Brent crude, which is used to price international oil, lost US$3.44, or 3.4 per cent, to US$98.43 per barrel, its lowest price since January 2011. The reports on jobs and manufacturing are the latest signals that the US economy is growing more slowly. At the same time, Europe is embedded in a financial crisis and China’s government is working to prevent economic growth there from slowing too quickly. That’s led to rising concerns that oil demand may weaken in the months ahead.
US employers added 69,000 jobs in May, the government said, which is the smallest number in a year and far short of the 158,000 new jobs expected by economists. The unemployment rate rose to 8.2 per cent from 8.1 per cent in April. Michael Lynch, president of Strategic Energy & Economic Research, said that the US jobs report will do little to improve shaky consumer confidence. “This suggests that we’re going to have a very poor summer for gasoline demand,” he said.

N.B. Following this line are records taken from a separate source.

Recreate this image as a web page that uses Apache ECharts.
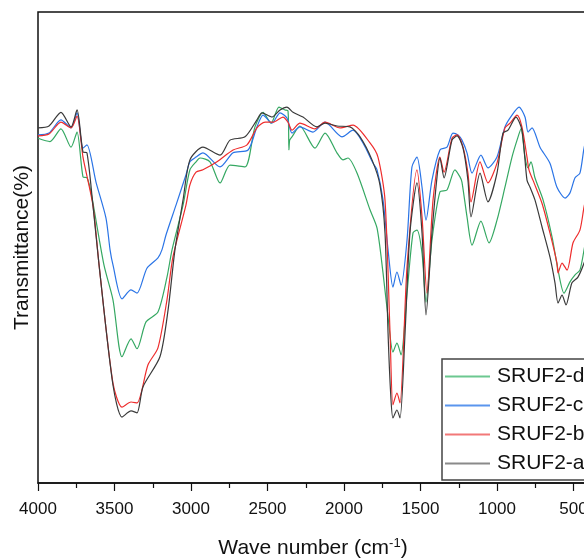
<!DOCTYPE html>
<html>
<head>
<meta charset="utf-8">
<script src="https://cdn.jsdelivr.net/npm/echarts@6/dist/echarts.min.js"></script>
<style>html,body{margin:0;padding:0;background:#fff;}#c{width:584px;height:559px;}</style>
</head>
<body>
<div id="c"></div>
<script>
// Wavenumbers (cm-1) and transmittance (arbitrary %)
const wnA = [4000,3928,3850,3784,3745,3706,3680,3641,3601,3510,3451,3392,3353,3314,3203,3150,3105,3052,3007,2922,2810,2745,2647,2569,2536,2471,2418,2373,2333,2268,2176,2124,2046,1961,1895,1817,1765,1732,1712,1695,1680,1654,1634,1601,1569,1523,1490,1464,1425,1392,1373,1346,1294,1261,1222,1190,1170,1111,1059,1000,961,928,876,837,804,784,752,706,654,621,601,575,549,510,471,431,400];
const tA  = [75.4,75.8,78.7,75.6,79.2,70.3,70.1,59.0,46.3,20.8,14.0,15.3,14.9,20.4,26.8,36.7,49.5,60.1,68.6,71.3,69.6,72.8,73.5,77.1,78.6,77.7,79.2,79.8,78.7,77.7,75.6,76.4,75.8,75.6,73.5,68.6,63.3,53.1,31.8,19.0,13.8,15.5,13.8,31.8,53.1,63.7,53.1,35.7,53.1,65.0,69.0,64.8,72.8,73.7,71.1,64.3,56.5,65.8,59.7,65.8,74.3,74.9,77.7,74.9,64.3,62.8,60.1,54.4,48.0,42.5,38.2,39.9,37.8,42.5,43.7,46.7,50.0];

const wnB = [4000,3928,3850,3784,3745,3706,3641,3601,3510,3451,3392,3353,3281,3216,3157,3118,3033,3007,2967,2922,2830,2725,2634,2569,2516,2464,2399,2366,2340,2288,2190,2124,2026,1941,1830,1778,1732,1699,1680,1654,1634,1588,1523,1490,1458,1418,1373,1346,1294,1261,1222,1190,1170,1111,1059,1000,948,915,869,837,804,791,765,706,654,608,601,575,542,503,458,431,400];
const tB  = [73.7,74.1,76.6,75.4,77.9,69.2,59.0,46.3,21.2,16.1,17.2,17.0,25.1,28.7,38.9,48.0,59.0,63.3,66.0,66.5,68.2,70.7,71.8,75.4,76.6,76.6,77.7,76.6,74.9,76.4,75.2,76.6,75.4,76.0,72.2,69.2,60.1,31.8,16.6,19.1,17.0,45.9,66.5,56.5,40.3,60.1,69.2,66.0,73.2,73.9,71.3,65.8,59.7,68.2,63.7,67.9,75.4,76.4,78.1,75.6,69.2,66.5,64.3,59.4,53.1,46.7,44.6,46.7,45.2,51.0,53.7,58.6,63.0];

const wnC = [4000,3928,3850,3784,3745,3706,3680,3621,3556,3529,3510,3451,3392,3353,3288,3216,3190,3163,3098,3033,3007,2967,2922,2810,2725,2627,2569,2529,2471,2418,2373,2340,2288,2203,2124,2013,1941,1876,1810,1784,1745,1712,1680,1654,1627,1588,1556,1523,1490,1464,1425,1373,1327,1288,1255,1229,1196,1163,1105,1059,1000,948,902,856,817,797,771,719,654,608,555,523,490,458,431,400];
const tC  = [73.9,74.3,77.1,75.4,78.6,71.1,71.8,63.9,56.3,49.5,46.3,39.1,41.0,40.3,45.6,47.8,49.5,52.7,59.0,65.4,68.2,69.2,70.1,67.1,70.1,70.7,75.6,78.1,76.4,78.6,77.5,74.3,75.6,74.5,76.6,73.5,74.9,72.2,67.9,66.5,60.1,49.5,41.6,44.8,42.0,51.6,67.1,69.2,62.8,55.8,64.3,70.7,71.3,74.3,73.9,72.8,70.1,65.8,69.6,66.9,69.2,75.6,78.1,79.8,77.7,74.5,75.4,71.3,67.9,62.8,60.5,61.6,64.8,65.8,71.1,75.0];

const wnD = [4000,3922,3850,3784,3745,3706,3680,3654,3569,3510,3451,3392,3353,3294,3216,3157,3124,3052,3007,2967,2941,2876,2810,2745,2647,2582,2529,2477,2425,2386,2366,2360,2355,2340,2288,2190,2124,2046,2007,1974,1915,1830,1784,1745,1712,1680,1654,1627,1588,1549,1523,1490,1464,1425,1373,1327,1275,1242,1229,1196,1163,1105,1052,1000,948,902,869,843,817,797,778,752,699,640,601,562,523,490,458,431,400];
const tD  = [73.2,72.5,75.2,71.3,74.5,65.0,64.8,61.8,46.3,38.9,26.8,30.6,28.5,34.2,36.3,43.7,49.5,59.0,66.5,68.2,69.0,68.2,63.7,67.5,67.1,75.6,78.7,76.4,79.8,79.2,79.0,70.7,72.8,73.5,75.8,71.1,74.3,70.1,68.6,69.0,65.8,58.0,54.1,44.6,35.2,27.8,29.7,27.2,40.3,53.1,53.7,48.8,38.4,51.6,61.8,62.2,66.5,65.0,63.9,56.5,50.5,55.6,51.0,55.8,62.8,69.2,72.8,75.2,69.2,66.9,68.2,64.8,60.1,52.2,45.2,40.3,42.7,44.2,45.2,49.5,55.0];

const seriesNames = ['SRUF2-d','SRUF2-c','SRUF2-b','SRUF2-a'];
const seriesColors = ['#35a862','#2a74e6','#ee2c2c','#3a3a3a'];
const legendColors = ['#6cc890','#5a95ee','#f27878','#8a8a8a'];
const xTicks = { min: 0, max: 4000, interval: 500 };

function zip(w, t){ return w.map((v,i)=>[v,t[i]]); }
const datasets = [zip(wnD,tD), zip(wnC,tC), zip(wnB,tB), zip(wnA,tA)];

const chart = echarts.init(document.getElementById('c'), null, {renderer:'canvas'});
const FONT = 'Liberation Sans, Arial, sans-serif';
chart.setOption({
  animation: false,
  backgroundColor: '#fff',
  grid: { left: 38, width: 612, top: 12, height: 471, containLabel: false, outerBoundsMode: 'none',
          show: true, borderColor: '#111', borderWidth: 1.5, backgroundColor: 'transparent' },
  legend: {
    orient: 'vertical', left: 442, top: 359,
    padding: [7, 30, 6, 3],
    itemGap: 8, itemWidth: 45, itemHeight: 2, icon: 'rect',
    borderColor: '#444', borderWidth: 1.5, backgroundColor: '#fff',
    textStyle: { fontFamily: FONT, fontSize: 21, color: '#111', padding: [0,0,0,2] },
    data: seriesNames.map((n,i)=>({ name: n, itemStyle: { color: legendColors[i] } }))
  },
  xAxis: {
    type: 'value', inverse: true, min: xTicks.min, max: xTicks.max, interval: xTicks.interval,
    name: 'Wave number (cm{sup|-1})', nameLocation: 'middle', nameGap: 54,
    nameTextStyle: { fontFamily: FONT, fontSize: 21, color: '#111', padding: [0, 62, 0, 0],
      rich: { sup: { fontFamily: FONT, fontSize: 13, color: '#111', verticalAlign: 'top', padding: [0,0,10,0] } } },
    axisLine: { show: true, lineStyle: { color: '#111', width: 1.5 } },
    axisTick: { show: true, inside: false, length: 8, lineStyle: { color: '#111', width: 1.2 } },
    minorTick: { show: true, splitNumber: 2, length: 5, lineStyle: { color: '#111', width: 1.2 } },
    axisLabel: { fontFamily: FONT, fontSize: 17, color: '#111', margin: 18, formatter: v => String(v) },
    splitLine: { show: false }, minorSplitLine: { show: false }
  },
  yAxis: {
    type: 'value', min: 0, max: 100,
    name: 'Transmittance(%)', nameLocation: 'middle', nameGap: 5,
    nameTextStyle: { fontFamily: FONT, fontSize: 21, color: '#111' },
    axisLine: { show: true, lineStyle: { color: '#111', width: 1.5 } },
    axisTick: { show: false }, axisLabel: { show: false }, splitLine: { show: false }
  },
  series: seriesNames.map((n,i)=>({
    name: n, type: 'line', data: datasets[i], symbol: 'none', smooth: 0.25,
    lineStyle: { width: 1.2, color: seriesColors[i] }, itemStyle: { color: seriesColors[i] },
    z: 2 + i
  }))
});
</script>
</body>
</html>
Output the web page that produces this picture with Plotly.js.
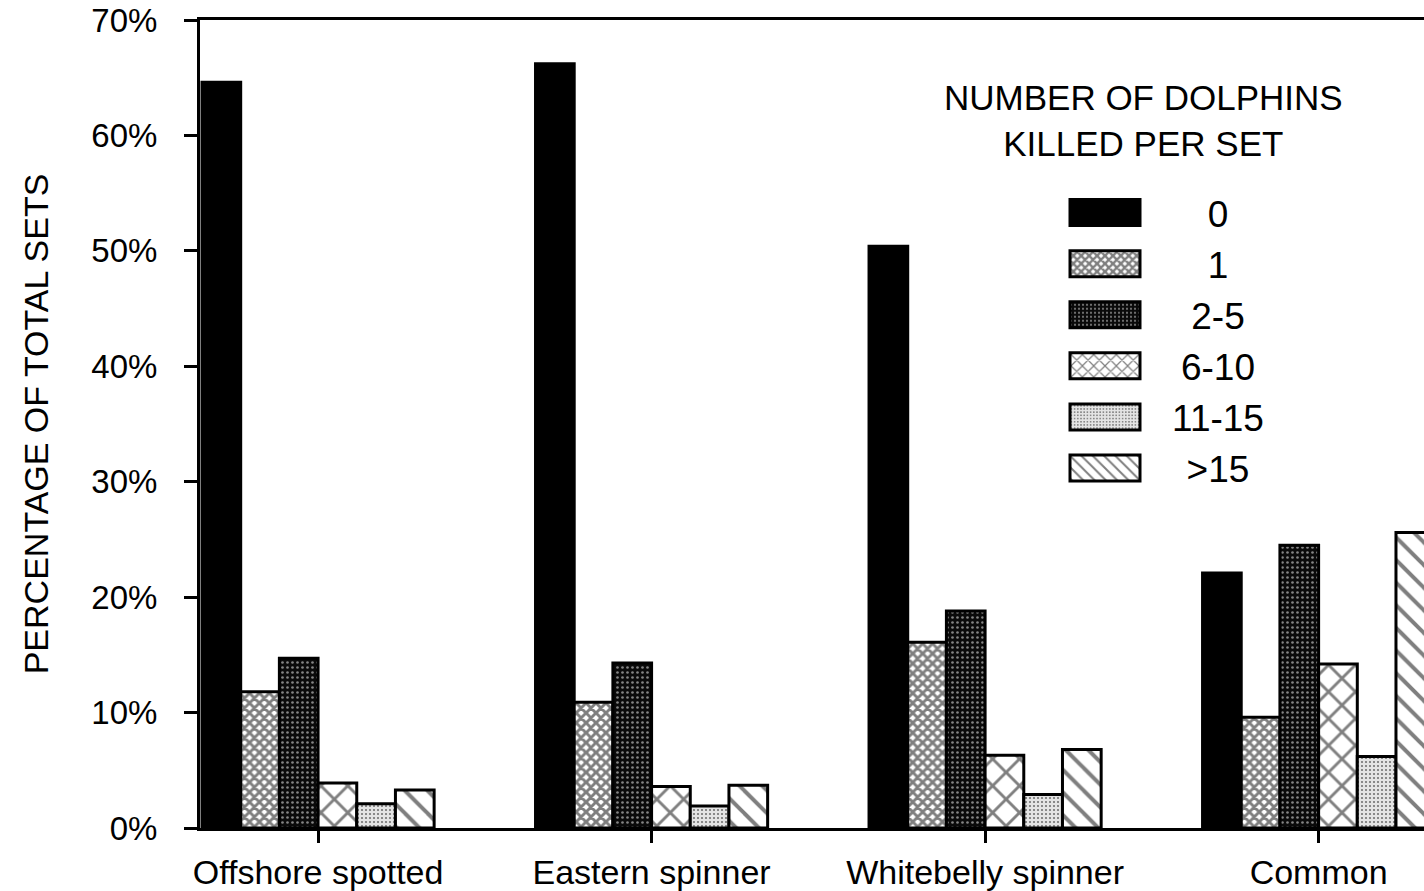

Cheaper oil means cheaper gasoline. The national average is now US$3.61 per gallon (95 cents a liter), 33 cents below their April peak of US$3.94, according to AAA, Wright Express and the Oil Price Information Service. That would mean a few more bucks in the pockets of US consumers, including those who purchased an estimated 1.4 million cars and trucks in May. Auto sales remain a bright spot in the US economy. Still, those sales won’t significantly boost gas demand because the new models are more fuel efficient than older models heading to the scrap heap.
Energy futures fell across the board, as did global stock markets. Heating oil fell 7.53 cents to US$2.628 per gallon, gasoline futures fell 6.59 cents to US$2.657 per gallon and natural gas dropped 9.6 cents to US$2.326 per 1,000 cubic feet. The S&P 500 stock index and the Dow Jones industrial average fell more than two per cent in afternoon trading. Markets in Europe fell two per cent or more. Markets in Asia showed smaller declines.
Besides the jobs report in the US, the Institute for Supply Management, a trade group of purchasing managers, says its index of manufacturing activity fell to 53.5 in May from 54.8 in April. A reading above 50 indicates expansion. Two surveys showed that manufacturing slowed in May in China, which is a huge importer of oil and other commodities.
Meanwhile, unemployment across the 17 countries that use the euro was stuck at 11 per cent in April. That’s the highest level since the single currency was introduced back in 1999.